In legal terms, “assault” and “battery” mean very different things. An assault charge refers to threats of bodily harm but doesn’t require actual contact. Meanwhile, a battery charge refers explicitly to intentional or unwanted physical contact, even if the intent wasn’t to cause harm.
But some states, like New Jersey, don’t distinguish between the two. If you are charged for unwanted contact in the state, you will face an assault charge instead of battery.
The levels of assault charges
New Jersey hands out two types of assault charges – simple and aggravated assault.
Simple assault is the charge levied on a person if they attempt to cause or knowingly/recklessly cause bodily injury to another. Simple assault is also handed out to individuals whose negligence with a deadly weapon causes bodily injury to another. The authorities can also charge someone with simple assault if they attempt through physical menace to put another person in fear of subsequent serious bodily injury.
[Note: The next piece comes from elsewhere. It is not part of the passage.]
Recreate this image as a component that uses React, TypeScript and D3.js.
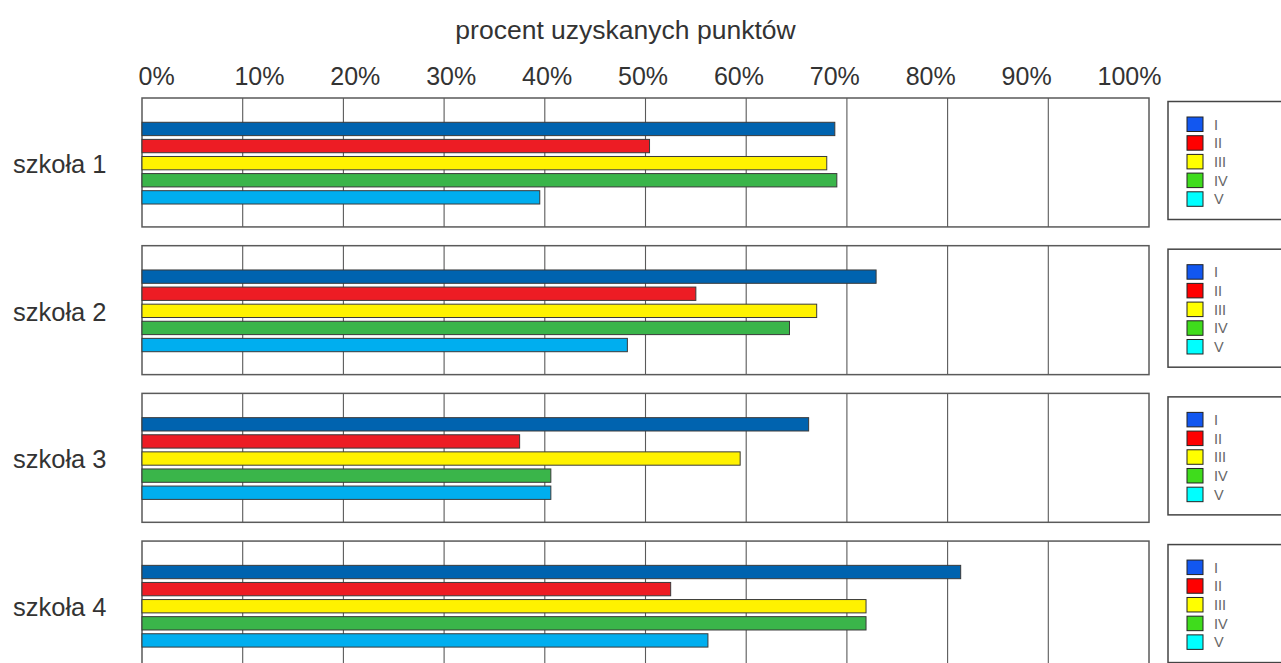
import * as d3 from "d3";
import { useEffect, useRef } from "react";

const schools = ["szkoła 1", "szkoła 2", "szkoła 3", "szkoła 4"];
const series = ["I", "II", "III", "IV", "V"];
const valuesI = [68.8, 72.9, 66.2, 81.3];
const valuesII = [50.4, 55.0, 37.5, 52.5];
const valuesIII = [68.0, 67.0, 59.4, 71.9];
const valuesIV = [69.0, 64.3, 40.6, 71.9];
const valuesV = [39.5, 48.2, 40.6, 56.2];
const ticks = [0, 10, 20, 30, 40, 50, 60, 70, 80, 90, 100];
const axisTitle = "procent uzyskanych punktów";

const barColors = ["#0063af", "#ed1c24", "#fff200", "#3ab54a", "#00aeef"];
const legendColors = ["#1257f0", "#ff0000", "#ffff00", "#3fdc1c", "#00ffff"];

export default function App() {
  const ref = useRef(null);

  useEffect(() => {
    const svg = d3.select(ref.current);
    svg.selectAll("*").remove();
    const font = "'Liberation Sans', Arial, sans-serif";
    const allValues = [valuesI, valuesII, valuesIII, valuesIV, valuesV];

    const x = d3.scaleLinear().domain([0, 100]).range([142, 1149]);
    // tick labels sit slightly off the grid in the original, drifting left
    const xLabel = d3.scaleLinear().domain([0, 100]).range([138, 1097]);
    const panel = d3.scaleBand().domain(schools).range([98, 670]).paddingInner(0.127).paddingOuter(0);
    const bar = d3.scaleBand().domain(series).range([22.4, 107.9]).paddingInner(0.22).paddingOuter(0.11);

    svg.append("text")
      .attr("x", 625.5).attr("y", 39)
      .attr("text-anchor", "middle")
      .attr("font-family", font).attr("font-size", 26.5).attr("fill", "#333")
      .text(axisTitle);

    const axis = svg.append("g")
      .attr("transform", "translate(0,85)")
      .call(d3.axisTop(xLabel).tickValues(ticks).tickSize(0).tickPadding(0).tickFormat(d => d + "%"));
    axis.select(".domain").remove();
    axis.selectAll("text")
      .attr("text-anchor", "start")
      .attr("font-family", font).attr("font-size", 25).attr("fill", "#333")
      .attr("dy", 0);

    schools.forEach((s, i) => {
      const top = panel(s);
      const h = panel.bandwidth();
      const g = svg.append("g");

      g.append("rect")
        .attr("x", x(0)).attr("y", top)
        .attr("width", x(100) - x(0)).attr("height", h)
        .attr("fill", "#fff").attr("stroke", "#5a5a5a").attr("stroke-width", 1.5);

      g.selectAll("line.grid")
        .data(ticks.slice(1, -1))
        .join("line")
        .attr("class", "grid")
        .attr("x1", d => x(d)).attr("x2", d => x(d))
        .attr("y1", top).attr("y2", top + h)
        .attr("stroke", "#5a5a5a").attr("stroke-width", 1.1);

      g.selectAll("rect.bar")
        .data(series.map((k, j) => ({ k, j, v: allValues[j][i] })))
        .join("rect")
        .attr("class", "bar")
        .attr("x", x(0))
        .attr("y", d => top + bar(d.k))
        .attr("width", d => x(d.v) - x(0))
        .attr("height", bar.bandwidth())
        .attr("fill", d => barColors[d.j])
        .attr("stroke", "#3a3a3a").attr("stroke-width", 1);

      svg.append("text")
        .attr("x", 13).attr("y", top + 75)
        .attr("font-family", font).attr("font-size", 25.5).attr("fill", "#333")
        .text(s);

      const lg = svg.append("g");
      lg.append("rect")
        .attr("x", 1168).attr("y", top + 3.5)
        .attr("width", 150).attr("height", 118)
        .attr("fill", "#fff").attr("stroke", "#444").attr("stroke-width", 1.5);
      series.forEach((k, j) => {
        const yy = top + 19 + j * 18.7;
        lg.append("rect")
          .attr("x", 1187).attr("y", yy)
          .attr("width", 16).attr("height", 14.5)
          .attr("fill", legendColors[j]).attr("stroke", "#222").attr("stroke-width", 1);
        lg.append("text")
          .attr("x", 1214).attr("y", yy + 12.5)
          .attr("font-family", font).attr("font-size", 14.5).attr("fill", "#666")
          .text(k);
      });
    });
  }, []);

  return (
    <svg
      ref={ref}
      width={1281}
      height={663}
      style={{ position: "absolute", left: 0, top: 0, background: "#fff" }}
    ></svg>
  );
}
Aggravated assault is a more severe charge. Those who recklessly causes bodily injury to another person with a deadly weapon face this charge. The charge is also handed out to those who attempt to cause or purposefully cause bodily injury to another with a deadly weapon. Even recklessly aiming a gun at a person – regardless of whether the person with the gun believes the firearm has ammunition – counts as aggravated assault.
The authorities also automatically consider specific aggressive actions as aggravated assault. Using a vehicle to commit assault is an act of aggravated assault. Aggressive actions or threats against a police officer or firefighter are grounds for an aggravated assault charge.
Both simple and aggravated assaults carry severe penalties. They include:
- Simple assault: It’s typically considered a disorderly persons offense, a misdemeanor punishable by up to six months of jail time and a maximum fine of $1,000. But if the assault was committed in a fight with mutual consent, it’s a petty persons offense with a 30-day jail sentence.
- Aggravated assault: Depending on the degree charged, the convicted can face prison time from 18 months to 10 years and fines from $10,000 up to $150,000.
Because New Jersey considers battery cases as assault charges, even unintentional physical contact can lead to hefty fines and lengthy prison sentences – on top of criminal charges that stay on record for years. If you are facing assault charges, consider hiring attorneys. Criminal law attorneys can help protect you from the impacts of a conviction and negotiate for lighter penalties.